Performing due diligence prior to closing on the purchase of a business is actually the most important step in buying a business. Unfortunately, it is also a step that many small business buyers approach haphazardly–or leave out all together. Due diligence usually comes right after the buyer and seller reach a formal agreement on the sale of the business–contingent on the findings of the due diligence review.
Here are the things you should include in your due diligence when buying a business:
1.) Accounting. Small businesses are notorious for keeping poor accounting records, so it is practically mandatory that you (or preferably an accounting professional) review the accounting records of the business to ascertain their accuracy and to uncover any problems.
2.) Site Inspection. Although you have obviously visited the site of the business you are buying, now is the time to scrutinize the physical aspects of the business very closely. You need to take a close look at the equipment to make sure it is in good repair and capable of performing the tasks you are planning. You should study the building to make sure there will be no surprise repairs you will be responsible for after you take possession. And, most importantly, you need to determine the general condition of the workplace. Much can be determined by the way the business has operated in the past–is it well organized, clear of trash, and a good working environment? Don’t skimp on this portion of your due diligence.
3.) Employees. If the business has employees, you likely will want to retain most of the employees that come with the business in order to maintain continuity. This can sometimes be a problem, depending on what went on prior to your involvement. You need to talk to some of the employees and make sure there is no employee revolt simmering beneath the surface just waiting to erupt.
4.) Customers. You should interview a few key customers to make sure there are no customer relations issues waiting for you when you take over. A problem in this area can signal major internal problems with the business, so do not bypass this step.

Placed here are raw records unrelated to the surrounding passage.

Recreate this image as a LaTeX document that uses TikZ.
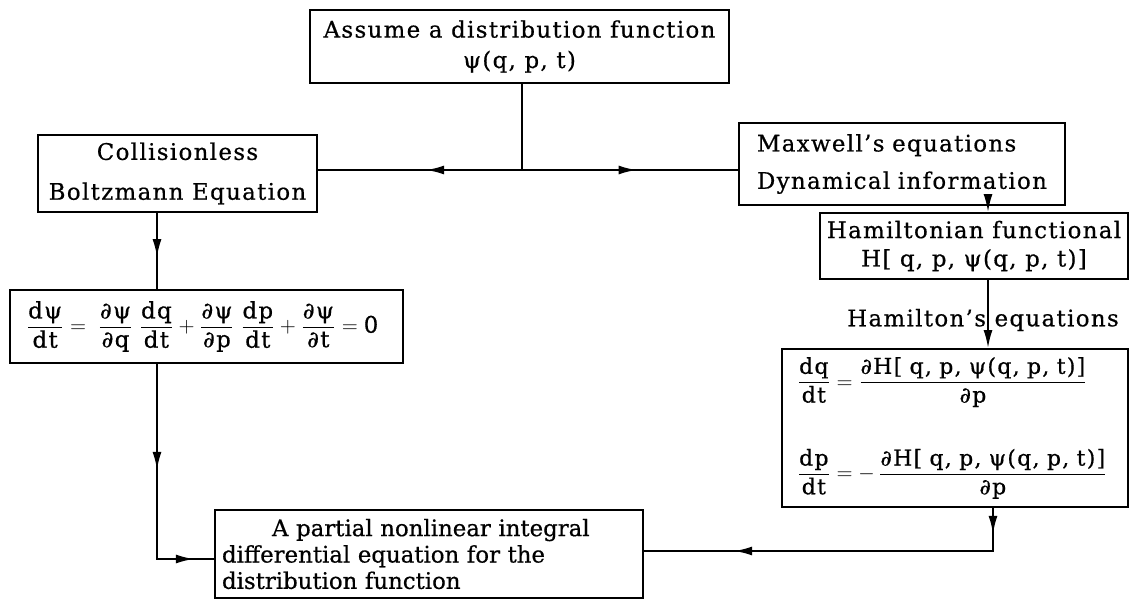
\documentclass[tikz,border=0pt]{standalone}
\usepackage{amsmath}
\usepackage{fontspec}
\defaultfontfeatures{}
\setmainfont{DejaVu Serif}[LetterSpace=6, FakeBold=0.6]
\usetikzlibrary{arrows.meta,positioning,decorations.markings}

\newcommand{\qfrac}[2]{\dfrac{\text{#1}}{\text{#2}}}

\begin{document}
\begin{tikzpicture}[x=0.02cm, y=-0.02cm, >={Latex[length=3.6mm,width=1.8mm]},
    block/.style={rectangle, draw, line width=1.1pt, inner sep=0pt, align=center, font=\fontsize{13}{15}\selectfont},
    line/.style={draw, line width=1.1pt},
    arrowat/.style={postaction={decorate, decoration={markings, mark=at position #1 with {\arrow{>}}}}}]

    \useasboundingbox (0,0) rectangle (1131,601);

    \node [block, minimum width=8.38cm, minimum height=1.46cm] (assume) at (519.5,46.5) {
        Assume a distribution function\\[0.08cm]
        ψ(q, p, t)
    };
    \node [block, minimum width=5.58cm, minimum height=1.54cm] (collision) at (177.5,173.5) {
        Collisionless\\[0.27cm]
        Boltzmann Equation
    };
    \node [block, minimum width=6.52cm, minimum height=1.64cm, text width=5.8cm, align=left] (maxwell) at (902,164) {
        Maxwell's equations\\[0.22cm]
        Dynamical information
    };
    \node [block, minimum width=6.16cm, minimum height=1.32cm] (hamfun) at (974,246) {
        Hamiltonian functional\\[0.04cm]
        H[ q, p, ψ(q, p, t)]
    };
    \node [block, minimum width=7.86cm, minimum height=1.46cm] (boltz) at (206.5,326.5) {
        $\qfrac{dψ}{dt}= \;\qfrac{∂ψ}{∂q}\;\qfrac{dq}{dt} + \qfrac{∂ψ}{∂p}\;\qfrac{dp}{dt} + \qfrac{∂ψ}{∂t} = \text{0}$
    };
    \node [block, minimum width=6.92cm, minimum height=3.16cm, text width=6.32cm, align=left,
        font=\fontsize{12.5}{14}\selectfont] (hameq) at (955,428) {
        $\qfrac{dq}{dt} = \qfrac{∂H[ q, p, ψ(q, p, t)]}{∂p}$\\[0.8cm]
        $\qfrac{dp}{dt} = -\,\qfrac{∂H[ q, p, ψ(q, p, t)]}{∂p}$
    };
    \node [block, minimum width=8.56cm, minimum height=1.76cm, text width=8.28cm, align=left,
        font=\addfontfeatures{LetterSpace=0}\fontsize{13}{15}\selectfont] (result) at (429,554) {
        \hspace*{1cm}A partial nonlinear integral\\
        differential equation for the\\
        distribution function
    };
    \node [font=\fontsize{13}{15}\selectfont] (hamlabel) at (983,320) {Hamilton's equations};

    % connectors
    \coordinate (split) at (522,170);
    \coordinate (hamx) at (988,0);
    \coordinate (leftx) at (157,0);
    \coordinate (leftin) at (157,559);
    \coordinate (rightin) at (993,551);

    \path [line] (assume.south -| split) -- (split);
    \path [line, arrowat=0.47] (split) -- (collision.east |- split);
    \path [line, arrowat=0.53] (split) -- (maxwell.west |- split);
    \path [line, ->] (maxwell.south -| hamx) -- (hamfun.north -| hamx);
    \path [line, ->] (hamfun.south -| hamx) -- (hameq.north -| hamx);
    \path [line, arrowat=0.58] (collision.south -| leftx) -- (boltz.north -| leftx);
    \path [line, arrowat=0.42, arrowat=0.92] (boltz.south -| leftx) -- (leftin) -- (result.west |- leftin);
    \path [line, arrowat=0.066, arrowat=0.77] (hameq.south -| rightin) -- (rightin) -- (result.east |- rightin);
\end{tikzpicture}
\end{document}
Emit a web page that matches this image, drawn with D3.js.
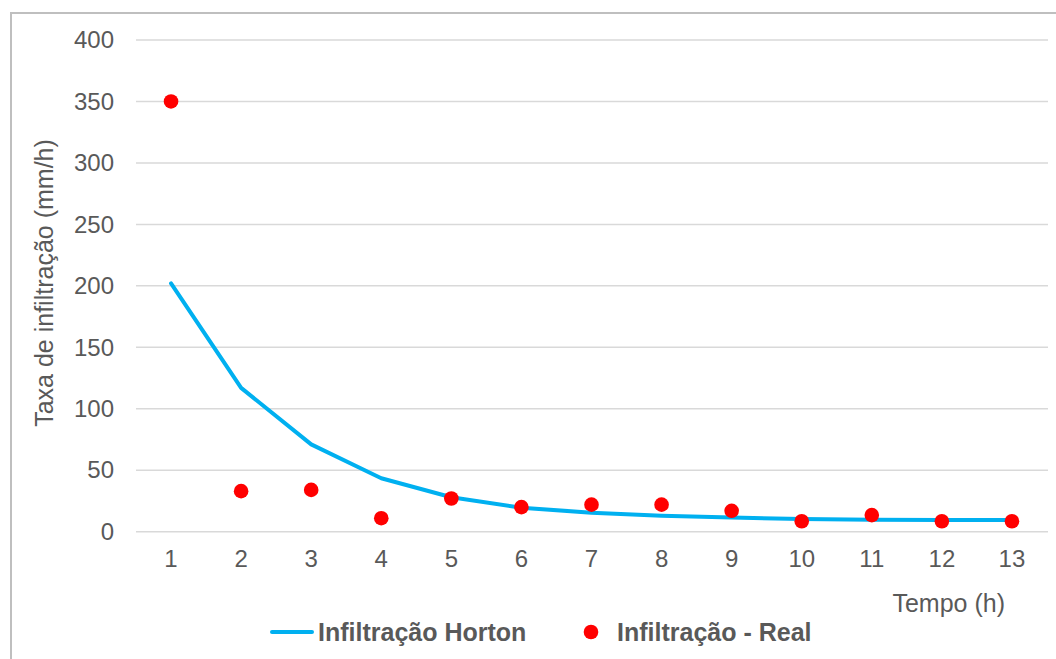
<!DOCTYPE html>
<html>
<head>
<meta charset="utf-8">
<script src="https://cdn.jsdelivr.net/npm/d3@7/dist/d3.min.js"></script>
<style>
  html, body { margin: 0; padding: 0; background: #fff; }
  svg { display: block; font-family: "Liberation Sans", Arial, sans-serif; }
</style>
</head>
<body>
<svg id="chart" width="1056" height="659"></svg>
<script>
// Tempo (h)
const hours = [1, 2, 3, 4, 5, 6, 7, 8, 9, 10, 11, 12, 13];
// Horton model infiltration rate (mm/h)
const hortonRate = [202, 117, 71, 43.5, 28, 19.5, 15.5, 13, 11.5, 10.3, 9.7, 9.5, 9.5];
// Measured infiltration rate (mm/h)
const realRate = [350, 33, 34, 11, 27, 20, 22, 22, 17, 8.5, 13.5, 8.5, 8.5];
const yTicks = [0, 50, 100, 150, 200, 250, 300, 350, 400];

const svg = d3.select("#chart");
const textColor = "#595959";
const fontFamily = "Liberation Sans, Arial, sans-serif";

// outer frame
svg.append("rect")
  .attr("x", 11).attr("y", 13)
  .attr("width", 1100).attr("height", 700)
  .attr("fill", "#fff")
  .attr("stroke", "#bfbfbf").attr("stroke-width", 2);

const x = d3.scaleBand().domain(hours).range([136, 1047]);
const y = d3.scaleLinear().domain([0, 400]).range([531.7, 40]);
const cx = d => x(d) + x.bandwidth() / 2;

// horizontal gridlines
svg.append("g").selectAll("line").data(yTicks).join("line")
  .attr("x1", 136).attr("x2", 1048)
  .attr("y1", d => y(d)).attr("y2", d => y(d))
  .attr("stroke", "#d9d9d9").attr("stroke-width", 1.5);

// y axis labels
const yAxis = svg.append("g").attr("transform", "translate(114,0)")
  .call(d3.axisLeft(y).tickValues(yTicks).tickSize(0).tickPadding(0));
yAxis.select(".domain").remove();
yAxis.selectAll("text")
  .attr("fill", textColor).style("font-size", "24px")
  .style("font-family", fontFamily);

// x axis labels
const xAxis = svg.append("g").attr("transform", "translate(0,550)")
  .call(d3.axisBottom(x).tickSize(0).tickPadding(0));
xAxis.select(".domain").remove();
xAxis.selectAll("text")
  .attr("fill", textColor).style("font-size", "24px")
  .style("font-family", fontFamily);

// axis titles
svg.append("text")
  .attr("transform", "translate(53,283) rotate(-90)")
  .attr("text-anchor", "middle")
  .attr("fill", textColor).style("font-size", "25px")
  .text("Taxa de infiltração (mm/h)");
svg.append("text")
  .attr("x", 1005).attr("y", 612)
  .attr("text-anchor", "end")
  .attr("fill", textColor).style("font-size", "25px")
  .text("Tempo (h)");

// Horton curve
const line = d3.line().x((d, i) => cx(hours[i])).y(d => y(d));
svg.append("path")
  .datum(hortonRate)
  .attr("d", line)
  .attr("fill", "none")
  .attr("stroke", "#00b0f0").attr("stroke-width", 4)
  .attr("stroke-linejoin", "round").attr("stroke-linecap", "round");

// measured points
svg.append("g").selectAll("circle").data(realRate).join("circle")
  .attr("cx", (d, i) => cx(hours[i]))
  .attr("cy", d => y(d))
  .attr("r", 7.3)
  .attr("fill", "#ff0000");

// legend
const lg = svg.append("g");
lg.append("line")
  .attr("x1", 272).attr("x2", 312).attr("y1", 632).attr("y2", 632)
  .attr("stroke", "#00b0f0").attr("stroke-width", 4).attr("stroke-linecap", "round");
lg.append("text")
  .attr("x", 318).attr("y", 641)
  .attr("fill", textColor).style("font-size", "25px").style("font-weight", "bold")
  .text("Infiltração Horton");
lg.append("circle")
  .attr("cx", 591).attr("cy", 632).attr("r", 7.3)
  .attr("fill", "#ff0000");
lg.append("text")
  .attr("x", 617).attr("y", 641)
  .attr("fill", textColor).style("font-size", "25px").style("font-weight", "bold")
  .text("Infiltração - Real");
</script>
</body>
</html>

5.) Vendors. The same is true of vendors to the business. You should contact a few of the major vendors to make sure there are no open issues, and that the vendors will be happy to continue doing business with you.
6.) Government. You need to make sure that the business has all the necessary licenses and permits to operate. You need to be aware of any “grandfathering” conditions that will change when a new owner takes over. In drastic situations, you might not even be able to operate the business where it is now located, due to a change of codes or other government action that required the business to be grandfathered in. A new owner usually breaks the grandfathering consideration.
The whole point of due diligence is to discover if there is anything in the operation of the business that would cause you to not go through with the purchase…as well as to highlight areas you will likely need to address shortly after taking over.
Do not skip, or slide over, the due diligence process…it could come back to haunt you.